As part of the move Wednesday, Farmer Mac, which is chartered by Congress to operate a secondary market for farm loans, replaced Henry D. Edelman as its chief executive, a position he had held since its creation in 1989.

Mr. Edelman, 59 years old, was succeeded by Michael A. Gerber, the 49-year-old chief executive of Farm Credit of Western New York. Mr. Gerber will hold the position until a permanent CEO is found for Farmer Mac, which is formally known as Federal Agricultural Mortgage Corp.

Farmer Mac's stumble comes as farm banks are riding high. While bad debts are battering the home-mortgage industry, rural lenders are benefiting from a two-year boom in grain prices, which is lifting farmland prices to record levels. Because land, along with machinery and John Deere tractors, are the biggest source of collateral for farmers, the farm-debt picture is its brightest in decades: The delinquency rate on the $9.5 billion in farm and rural loans under Farmer Mac's umbrella is the lowest in its history.

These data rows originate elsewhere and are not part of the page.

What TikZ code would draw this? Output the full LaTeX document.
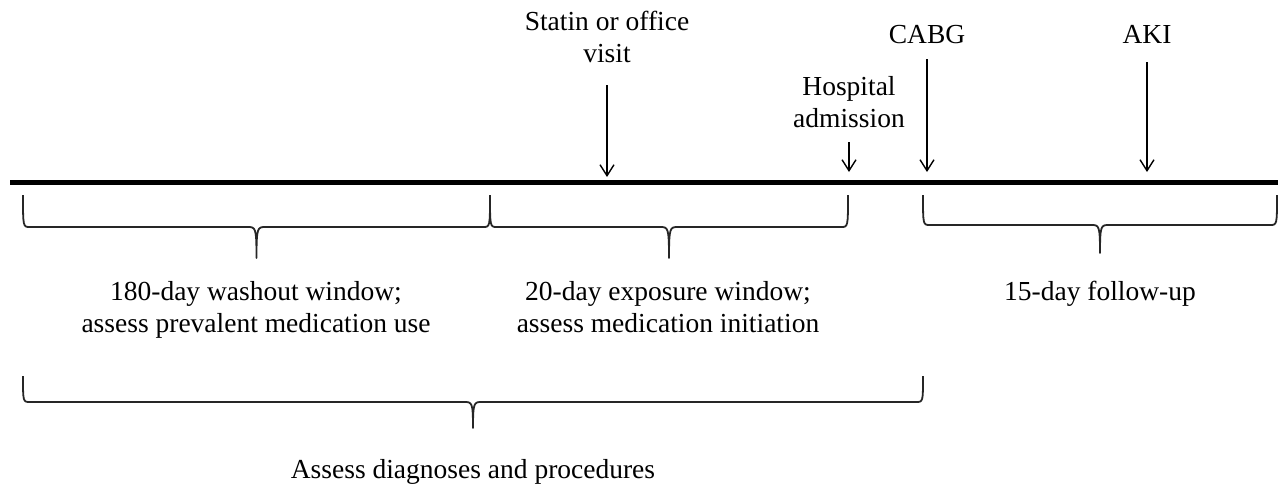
\documentclass[tikz,border=0pt]{standalone}
\usepackage{fontspec}
\setmainfont{Liberation Serif}
\usetikzlibrary{arrows.meta}
\begin{document}
\begin{tikzpicture}[x=1pt,y=-1pt,
  lbl/.style={inner sep=0pt,align=center,anchor=base,font=\fontsize{27.5}{31.5}\selectfont},
  evarrow/.style={line width=1.4pt,-{Straight Barb[length=11pt,width=14pt,line width=1.4pt]}},
  timeline/.style={line width=5pt},
  bracestyle/.style={line width=1.8pt,draw=black!85,line join=round}]
\useasboundingbox (0,0) rectangle (1287,491);
% timeline
\coordinate (tl0) at (10,182);
\coordinate (tl1) at (1278,182);
\draw[timeline] (tl0) -- (tl1);
% event labels (base = baseline of last line)
\node[lbl] (statin) at (607,62) {Statin or office\\visit};
\node[lbl] (hosp) at (849,127) {Hospital\\admission};
\node[lbl] (cabg) at (927,43) {CABG};
\node[lbl] (aki) at (1147,43) {AKI};
% arrow ends
\coordinate (sA) at (607,85);  \coordinate (sB) at (607,177);
\coordinate (hA) at (849,142); \coordinate (hB) at (849,172);
\coordinate (cA) at (927,59);  \coordinate (cB) at (927,172);
\coordinate (aA) at (1147,62); \coordinate (aB) at (1147,172);
\draw[evarrow] (sA) -- (sB);
\draw[evarrow] (hA) -- (hB);
\draw[evarrow] (cA) -- (cB);
\draw[evarrow] (aA) -- (aB);
% braces
\newcommand\tlbrace[5]{% x1, x2, top, line, tip
  \pgfmathsetmacro\bm{(#1+#2)/2}
  \draw[bracestyle] (#1,#3) .. controls (#1,#4) and (#1,#4) .. (#1+7,#4)
    -- (\bm-9,#4) .. controls (\bm-1,#4) and (\bm,#4) .. (\bm,#5)
    .. controls (\bm,#4) and (\bm+1,#4) .. (\bm+9,#4)
    -- (#2-7,#4) .. controls (#2,#4) and (#2,#4) .. (#2,#3);}
\tlbrace{23}{490}{195}{227}{258}
\tlbrace{490}{848}{195}{227}{258}
\tlbrace{923}{1277}{195}{225}{253}
\tlbrace{23}{923}{376}{402}{428}
% window labels
\node[lbl] (wash) at (256,332) {180-day washout window;\\assess prevalent medication use};
\node[lbl] (expo) at (668,332) {20-day exposure window;\\assess medication initiation};
\node[lbl] (fup) at (1100,300) {15-day follow-up};
\node[lbl] (diag) at (473,478) {Assess diagnoses and procedures};
\end{tikzpicture}
\end{document}
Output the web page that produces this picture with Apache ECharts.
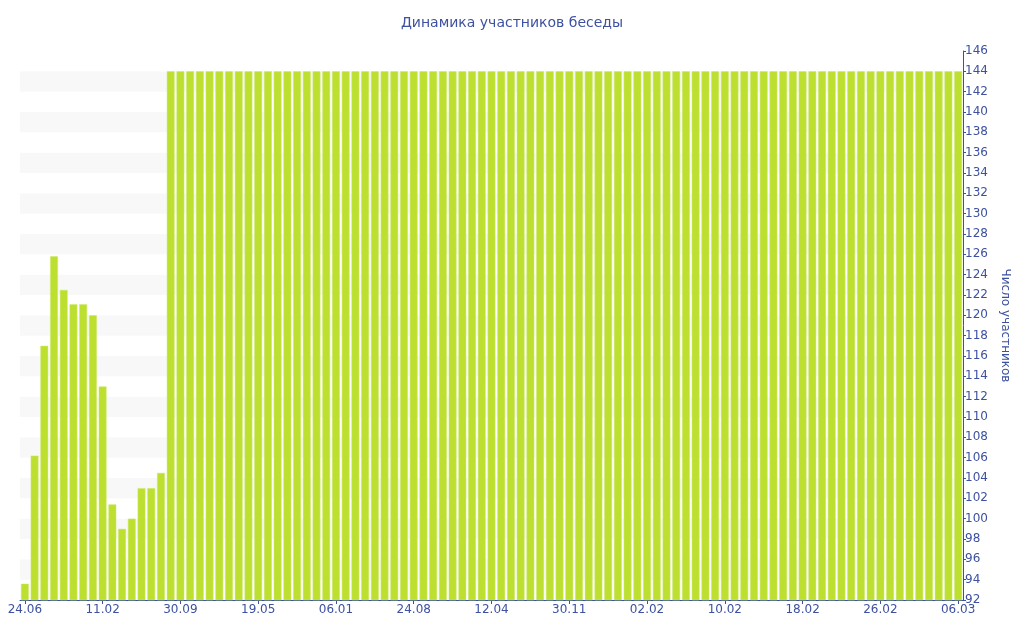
<!DOCTYPE html>
<html>
<head>
<meta charset="utf-8">
<style>
  html, body { margin: 0; padding: 0; background: #fff; }
  #chart { width: 1024px; height: 640px; }
</style>
<script src="https://cdn.jsdelivr.net/npm/echarts@6/dist/echarts.min.js"></script>
</head>
<body>
<div id="chart"></div>
<script>
// visible date labels, one every 8 bars
const tickLabels = ['24.06', '11.02', '30.09', '19.05', '06.01', '24.08', '12.04',
  '30.11', '02.02', '10.02', '18.02', '26.02', '06.03'];

// members per period
const members = [93.6, 106.2, 117, 125.8, 122.5, 121.1, 121.1, 120, 113, 101.4,
  99, 100, 103, 103, 104.5,
  144, 144, 144, 144, 144, 144, 144, 144, 144, 144,
  144, 144, 144, 144, 144, 144, 144, 144, 144, 144,
  144, 144, 144, 144, 144, 144, 144, 144, 144, 144,
  144, 144, 144, 144, 144, 144, 144, 144, 144, 144,
  144, 144, 144, 144, 144, 144, 144, 144, 144, 144,
  144, 144, 144, 144, 144, 144, 144, 144, 144, 144,
  144, 144, 144, 144, 144, 144, 144, 144, 144, 144,
  144, 144, 144, 144, 144, 144, 144, 144, 144, 144,
  144, 144];

const categories = members.map((v, i) => 'p' + i);

const blue = '#3d51a0';
const font = 'DejaVu Sans, Verdana, sans-serif';

const chart = echarts.init(document.getElementById('chart'));
chart.setOption({
  animation: false,
  title: {
    text: 'Динамика участников беседы',
    left: 'center',
    top: 11,
    textStyle: { color: blue, fontSize: 14, fontWeight: 'normal', fontFamily: font },
  },
  grid: { left: 20, right: 61, top: 51, bottom: 40, containLabel: false },
  xAxis: {
    type: 'category',
    data: categories,
    axisLine: { lineStyle: { color: blue } },
    axisTick: { show: true, interval: 7, alignWithLabel: true, length: 4, lineStyle: { color: blue } },
    axisLabel: {
      interval: 7,
      color: blue,
      fontSize: 12,
      fontFamily: font,
      margin: 4,
      formatter: (v, i) => tickLabels[i / 8] || '',
    },
    splitLine: { show: false },
  },
  yAxis: {
    type: 'value',
    position: 'right',
    min: 92,
    max: 146,
    interval: 2,
    name: 'Число участников',
    nameLocation: 'middle',
    nameRotate: -90,
    nameGap: 36,
    nameTextStyle: { color: blue, fontSize: 12, fontFamily: font },
    axisLine: { show: true, lineStyle: { color: blue } },
    axisTick: { show: true, length: 3, lineStyle: { color: blue } },
    axisLabel: { color: blue, fontSize: 12, fontFamily: font, margin: 2 },
    splitLine: { show: false },
    splitArea: { show: true, areaStyle: { color: ['#ffffff', '#f8f8f8'] } },
  },
  series: [{
    type: 'bar',
    data: members,
    barCategoryGap: '20%',
    itemStyle: { color: '#bde030', borderColor: '#cde86a', borderWidth: 0.5 },
  }],
});
</script>
</body>
</html>
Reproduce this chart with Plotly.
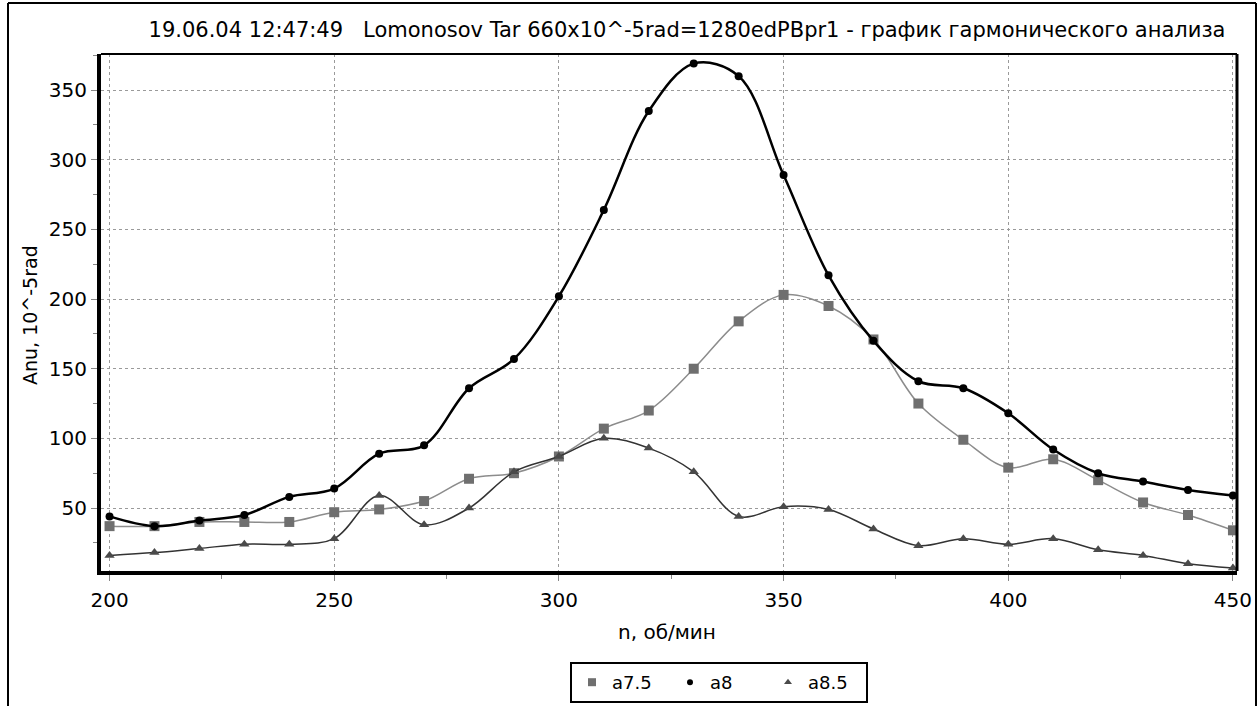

What got Farmer Mac in trouble were losses in its investment portfolio, which included one million preferred shares of Fannie Mae. The value of the shares evaporated when the federal government took Fannie Mae into conservatorship, and Farmer Mac faced a $44 million write-down. Then, Farmer Mac took another hit when Lehman Brothers Holdings Inc. filed for protection under Chapter 11 of the federal bankruptcy code, casting a cloud over its holdings of $60 million in Lehman debt securities.

The losses threatened to drain Farmer Mac's capital below the minimum level required by regulators. Farmer Mac's move to sell $65 million of preferred stock to some of its biggest banking customers brought its capital level up to $210 million, above the minimum statutory requirement of $181 million.

Most of the new capital came from the five banks in the Farm Credit System, a network of lenders created by Congress in 1916 to lend to farmers. An additional $5 million of preferred stock was purchased by Zions Bancorp of Salt Lake City, which has owned about a fifth of Farmer Mac's voting shares.

As part of the rescue plan, the preferred stock bought by the Farm Credit System banks will pay an initial annual dividend of 10%. The Farm Credit System banks also get the right to nominate three observers to the Farmer Mac board.

By: Scott Kilman
Wall Street Journal; October 2, 2008


josh said...

Farmer Mac is a great company. It looks as though this was just a stumbling block for them. Time to get up and dust off!